The gate is in one piece which meantGaudi had to use a very long hinge hinge pole. The dragon is part of the story which weaves through the design: Hercules must overpower the dragon which guards a tree of golden oranges which he needs to conquer the heart of Queen Hesperis. Hercules succeeds, the dragon, Ladon, is changed into the dragon constellation as punishment. The iron dragon's vertices mimic the position of the stars in the constellation.2 The golden orange tree is represented on top of the gate post!
Ten minutes walk to the east stands the Finca Miralles gateway, surrounded by urban sprawl and providing a magnificent entrance to an unlovely set of apartment blocks.
Originally this site was destined for the home of factory-owner Hermengild Miralles, but only the gateway and a section of wall were built in 1902.
A sinuous form snakes along the wall, topped by a mesh fence, up and over the entrance - typically flamboyant Gaudi. The gateway is topped by another common Gaudi theme: a four-armed cross.
Today a life-size statue of Gaudi stands in the gateway.
It's a rather longer walk to the Teresian College and it's very difficult to see much of it as it is behind high walls. It does not seem possible to enter the building which was commissioned in 1889 by Enric d'Osso, founder of the Teresian congregation, an order of nuns, the Order of St Theresa of Avila.
The budget was tight, and the order's vow of poverty meant that this was to have none of Gaudi's usual stylistic exuberance.1,2 Instead he designed a simple rectangular building with very little decorative embellishment. I would love to see the inside of this building which has the most beautiful sequence of plain parabolic-arched passageways.
Casa Vicens was the recently qualified architect's first commission for brick and tile manufacturer Manuel Vicens. He began work on it in 1883 though he had been commissioned in 1878, and it took five years to complete. Prior to this small house Gaudi had only worked on publicly- funded buildings.
It is quite exuberantly Spanish with Moorish influences.
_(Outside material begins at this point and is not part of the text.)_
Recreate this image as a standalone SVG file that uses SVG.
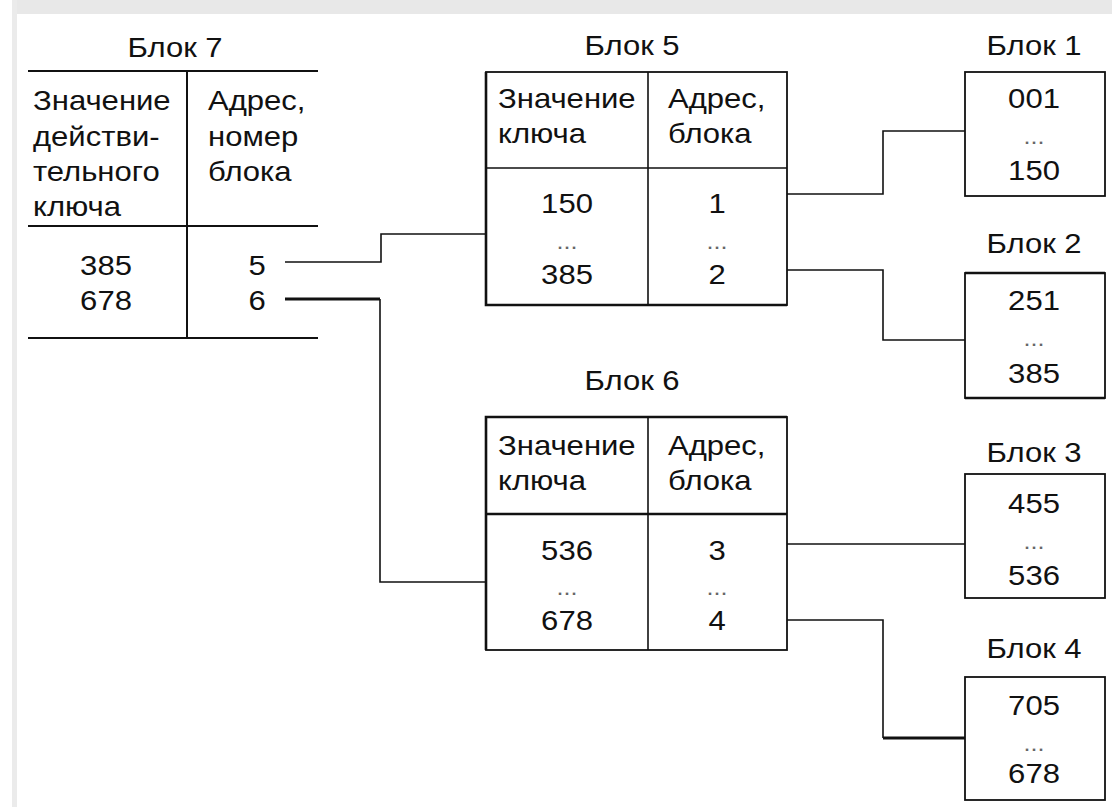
<svg xmlns="http://www.w3.org/2000/svg" width="1112" height="807" viewBox="0 0 1112 807">
<style>
.t{font-family:"Liberation Sans",Arial,sans-serif;font-size:27px;fill:#111}
.m{text-anchor:middle}
.d{font-family:"Liberation Sans",Arial,sans-serif;font-size:22px;fill:#666;text-anchor:middle}
.ln{stroke:#111;stroke-width:1.6;fill:none}
.bd{stroke:#111;stroke-width:2.6;fill:none}
.tk{stroke:#111;stroke-width:3;fill:none}
.box{fill:#fff;stroke:#111;stroke-width:1.8}
</style>
<rect x="0" y="0" width="1112" height="807" fill="#fff"/>
<rect x="12" y="0" width="1100" height="14" fill="#e8e8e8"/>
<rect x="12" y="0" width="5" height="807" fill="#ebebeb"/>

<g id="connectors">
<path class="ln" d="M285,262 H381 V234 H487"/>
<path class="tk" d="M285,299 H380"/>
<path class="ln" d="M380,299 V582 H487"/>
<path class="ln" d="M787,194 H883 V131 H965"/>
<path class="ln" d="M783,270 H883 V340 H965"/>
<path class="ln" d="M787,544 H965"/>
<path class="ln" d="M783,620 H883 V738"/>
<path class="tk" d="M883,738 H965"/>
</g>

<g id="block7">
<text class="t m" transform="translate(175 57) scale(1.15 1)">Блок 7</text>
<path class="ln" d="M28,71 H318 M28,226 H318 M28,338 H318 M187,71 V338" style="stroke-width:2"/>
<text class="t" transform="translate(33 110) scale(1.15 1)">Значение</text>
<text class="t" transform="translate(33 146) scale(1.15 1)">действи-</text>
<text class="t" transform="translate(33 181) scale(1.15 1)">тельного</text>
<text class="t" transform="translate(33 216) scale(1.15 1)">ключа</text>
<text class="t" transform="translate(208 110) scale(1.15 1)">Адрес,</text>
<text class="t" transform="translate(208 146) scale(1.15 1)">номер</text>
<text class="t" transform="translate(208 181) scale(1.15 1)">блока</text>
<text class="t m" transform="translate(106 275) scale(1.15 1)">385</text>
<text class="t m" transform="translate(106 310) scale(1.15 1)">678</text>
<text class="t m" transform="translate(257 275) scale(1.15 1)">5</text>
<text class="t m" transform="translate(257 310) scale(1.15 1)">6</text>
</g>

<g id="block5">
<text class="t m" transform="translate(632 55) scale(1.15 1)">Блок 5</text>
<rect class="box" x="486" y="72" width="301" height="233"/>
<path class="bd" d="M486,72 V305 H787"/>
<path class="ln" d="M486,168 H787 M648,72 V305"/>
<text class="t" transform="translate(498 108) scale(1.15 1)">Значение</text>
<text class="t" transform="translate(498 143) scale(1.15 1)">ключа</text>
<text class="t" transform="translate(668 108) scale(1.15 1)">Адрес,</text>
<text class="t" transform="translate(668 143) scale(1.15 1)">блока</text>
<text class="t m" transform="translate(567 213) scale(1.15 1)">150</text>
<text class="d" transform="translate(567 249) scale(1.15 1)">...</text>
<text class="t m" transform="translate(567 284) scale(1.15 1)">385</text>
<text class="t m" transform="translate(717 213) scale(1.15 1)">1</text>
<text class="d" transform="translate(717 249) scale(1.15 1)">...</text>
<text class="t m" transform="translate(717 284) scale(1.15 1)">2</text>
</g>

<g id="block6">
<text class="t m" transform="translate(632 390) scale(1.15 1)">Блок 6</text>
<rect class="box" x="486" y="417" width="301" height="233"/>
<path class="bd" d="M486,650 V417 H787 M486,514 H787"/>
<path class="ln" d="M648,417 V650"/>
<text class="t" transform="translate(498 455) scale(1.15 1)">Значение</text>
<text class="t" transform="translate(498 490) scale(1.15 1)">ключа</text>
<text class="t" transform="translate(668 455) scale(1.15 1)">Адрес,</text>
<text class="t" transform="translate(668 490) scale(1.15 1)">блока</text>
<text class="t m" transform="translate(567 560) scale(1.15 1)">536</text>
<text class="d" transform="translate(567 595) scale(1.15 1)">...</text>
<text class="t m" transform="translate(567 630) scale(1.15 1)">678</text>
<text class="t m" transform="translate(717 560) scale(1.15 1)">3</text>
<text class="d" transform="translate(717 595) scale(1.15 1)">...</text>
<text class="t m" transform="translate(717 630) scale(1.15 1)">4</text>
</g>

<g id="block1">
<text class="t m" transform="translate(1034 55) scale(1.15 1)">Блок 1</text>
<rect class="box" x="965" y="72" width="140" height="124"/>
<text class="t m" transform="translate(1034 108) scale(1.15 1)">001</text>
<text class="d" transform="translate(1034 144) scale(1.15 1)">...</text>
<text class="t m" transform="translate(1034 180) scale(1.15 1)">150</text>
</g>

<g id="block2">
<text class="t m" transform="translate(1034 253) scale(1.15 1)">Блок 2</text>
<rect class="box" x="965" y="273" width="140" height="125"/>
<path class="bd" d="M965,273 H1105 M965,398 H1105"/>
<text class="t m" transform="translate(1034 310) scale(1.15 1)">251</text>
<text class="d" transform="translate(1034 346) scale(1.15 1)">...</text>
<text class="t m" transform="translate(1034 383) scale(1.15 1)">385</text>
</g>

<g id="block3">
<text class="t m" transform="translate(1034 462) scale(1.15 1)">Блок 3</text>
<rect class="box" x="965" y="474" width="140" height="124"/>
<text class="t m" transform="translate(1034 513) scale(1.15 1)">455</text>
<text class="d" transform="translate(1034 549) scale(1.15 1)">...</text>
<text class="t m" transform="translate(1034 585) scale(1.15 1)">536</text>
</g>

<g id="block4">
<text class="t m" transform="translate(1034 658) scale(1.15 1)">Блок 4</text>
<rect class="box" x="965" y="677" width="140" height="123"/>
<text class="t m" transform="translate(1034 715) scale(1.15 1)">705</text>
<text class="d" transform="translate(1034 751) scale(1.15 1)">...</text>
<text class="t m" transform="translate(1034 783) scale(1.15 1)">678</text>
</g>
</svg>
The tiling is especially striking, alternating between a simple chessboard pattern and the colourful orange tagetes blossoms.
Guell originally planned this area as an estate of homes but when only two plots sold, and the city showed no interest, the barren land that was once here was turned into a beautifully planted park lifted out of the ordinary by Gaudi's distinctive creations.
Gaudi designed both the layout and landscaping as well as the fountains and other architectural features.
In 1983, when I first visited, there was no-one else in the park, in 1999 it was immensely popular.